D’évidence, cela correspond à une illusion. Un jour peut-être pas si lointain, la technomédecine ne se consacrera plus principalement à réparer, soigner, guérir mais aussi et avant tout à transformer l’humain, le faisant devenir autre chose. Et alors, elle pourra changer encore plus facilement l’apparence d’un homme en femme et d’une femme en homme, ou en ni-homme ni-femme. Les cellules et les chromosomes ne seront pas modifiés pour autant. Et les incidences du corps biologique sur le mental resteront les mêmes, au niveau de l’émotivité, les circuits neurologiques, les facteurs qui entrent en jeu dans le mode de pensée. Dans le fond, le changement ne sera que d’apparence. Ne touchant pas la profondeur du réel, il restera une illusion. À ce titre, il est intéressant de penser que pour Freud, la religion s’avère être une illusion. Tout porte à croire que maintenant que semble bien écornée l’illusion du christianisme, a cours cette nouvelle illusion de l’auto-affirmation de l’être comme acte performatif (je suis ce que je dis être, je ne reçois rien d’extérieur, rien ne me surplombe, rien ne me dépasse). Dans ce sens, ceci formerait pour ainsi dire une nouvelle religion, avec ses fidèles zélateurs, d’un prosélytisme rôdé à toute épreuve… C’est ici qu’on peut voir la réussite totale de l’idéologie existentialiste de Sartre, magistralement pratiquée par Beauvoir.

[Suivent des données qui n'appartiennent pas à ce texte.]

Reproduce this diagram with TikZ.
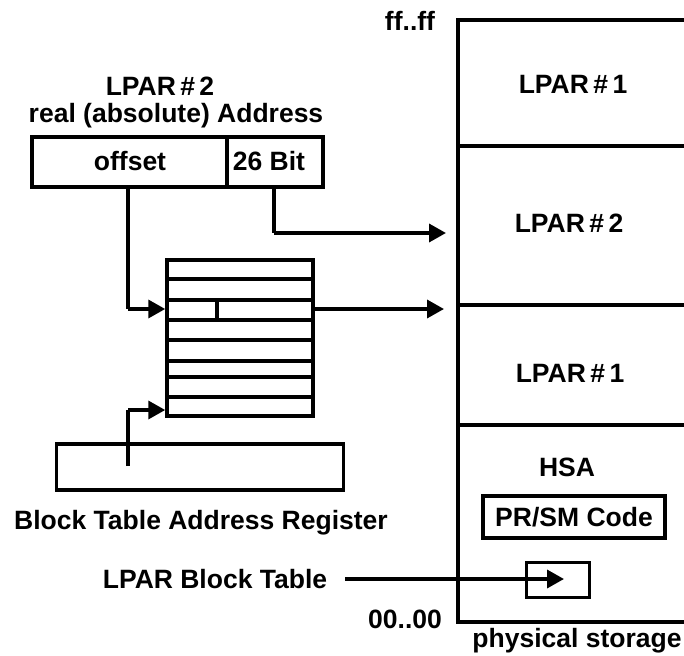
\documentclass[tikz,border=0pt]{standalone}
\usepackage{fontspec}
\setmainfont{Liberation Sans}
\usetikzlibrary{arrows.meta}
\begin{document}
\begin{tikzpicture}[x=1pt,y=-1pt,
  ln/.style={line width=3.5pt},
  arr/.style={line width=3.5pt,-{Triangle[length=17pt,width=18pt]}},
  lbl/.style={font=\fontsize{26.5}{29}\selectfont\bfseries,inner sep=0pt},
  box/.style={draw,line width=3.5pt,inner sep=0pt}]
\useasboundingbox (0,0) rectangle (684,655);
% physical storage
\coordinate (sTL) at (458,20);
\coordinate (sBL) at (458,622);
\draw[ln] (690,20) -- (sTL) -- (sBL) -- (690,622);
\draw[ln] (458,146) -- (690,146);
\draw[ln] (458,305) -- (690,305);
\draw[ln] (458,425) -- (690,425);
\node[lbl] (ff) at (410,21) {ff..ff};
\node[lbl] (zz) at (405,619) {00..00};
\node[lbl] (phys) at (577,641) {physical storage};
\node[lbl] (l1a) at (573,84) {LPAR\,\#\,1};
\node[lbl] (l2) at (569,223) {LPAR\,\#\,2};
\node[lbl] (l1b) at (570,373) {LPAR\,\#\,1};
\node[lbl] (hsa) at (567,467) {HSA};
\node[box,minimum width=182pt,minimum height=42pt] (prsm) at (574,517) {\fontsize{26.5}{29}\selectfont\bfseries PR/SM Code};
\node[box,minimum width=63pt,minimum height=35pt] (lbt) at (558,580) {};
% address
\node[lbl] (t1) at (160,86) {LPAR\,\#\,2};
\node[lbl] (t2) at (176,116) {real (absolute) Address};
\node[box,minimum width=195pt,minimum height=50pt] (off) at (129.5,162) {};
\node[box,minimum width=96pt,minimum height=50pt] (bit) at (275,162) {};
\node[lbl] at (130,161) {offset};
\node[lbl] at (269,161) {26 Bit};
% block table
\node[box,minimum width=146pt,minimum height=156pt] (tab) at (240,338) {};
\foreach \yy in {279,300,320,340,361,377,397}
  \draw[ln] (tab.west |- 0,\yy) -- (tab.east |- 0,\yy);
\draw[ln] (217,300) -- (217,320);
% register
\node[box,minimum width=287pt,minimum height=46pt] (reg) at (200,467) {};
\node[lbl] (regl) at (201,523) {Block Table Address Register};
\node[lbl] (lbtl) at (215,579) {LPAR Block Table};
% connectors
\coordinate (c1) at (128,309);
\draw[ln] (128,187) -- (c1);
\draw[arr] (c1) -- (tab.west |- c1);
\coordinate (c2) at (274,233);
\draw[ln] (274,187) -- (c2);
\draw[arr] (c2) -- (446,233);
\draw[arr] (tab.east |- c1) -- (444,309);
\coordinate (c3) at (128,410);
\draw[ln] (128,466) -- (c3);
\draw[arr] (c3) -- (tab.west |- c3);
\coordinate (c4) at (345,579);
\draw[arr] (c4) -- (564,579);
\end{tikzpicture}
\end{document}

L’idéologie existentialiste est l’axe autour duquel tournent toutes les prises de position féministes de Beauvoir dans Le Deuxième sexe. L’humain ne peut pas se définir puisqu’il n’a pas d’essence. On peut juger, dit-elle, une agricultrice, une actrice, dire si elles sont bonnes ou mauvaises, car on peut juger du résultat de leur travail. Mais on ne peut rien dire de ce qu’est une femme, puisqu’on n’est que ce qu’on fait. Il y a aussi chez Simone de Beauvoir une haine et une répulsion envers la chair et l’érotisme, en quoi elle adopte là encore la position de Sartre.

La haine du sexe et de la chair est la question dernière, et peut- être fondamentale, du fil d’or de notre écheveau du féminin, qui devra aussi traiter la problématique de la dénatalité, avant d’apporter nos conclusions qui, après le diagnostic, tentent d’ouvrir la piste à des remèdes.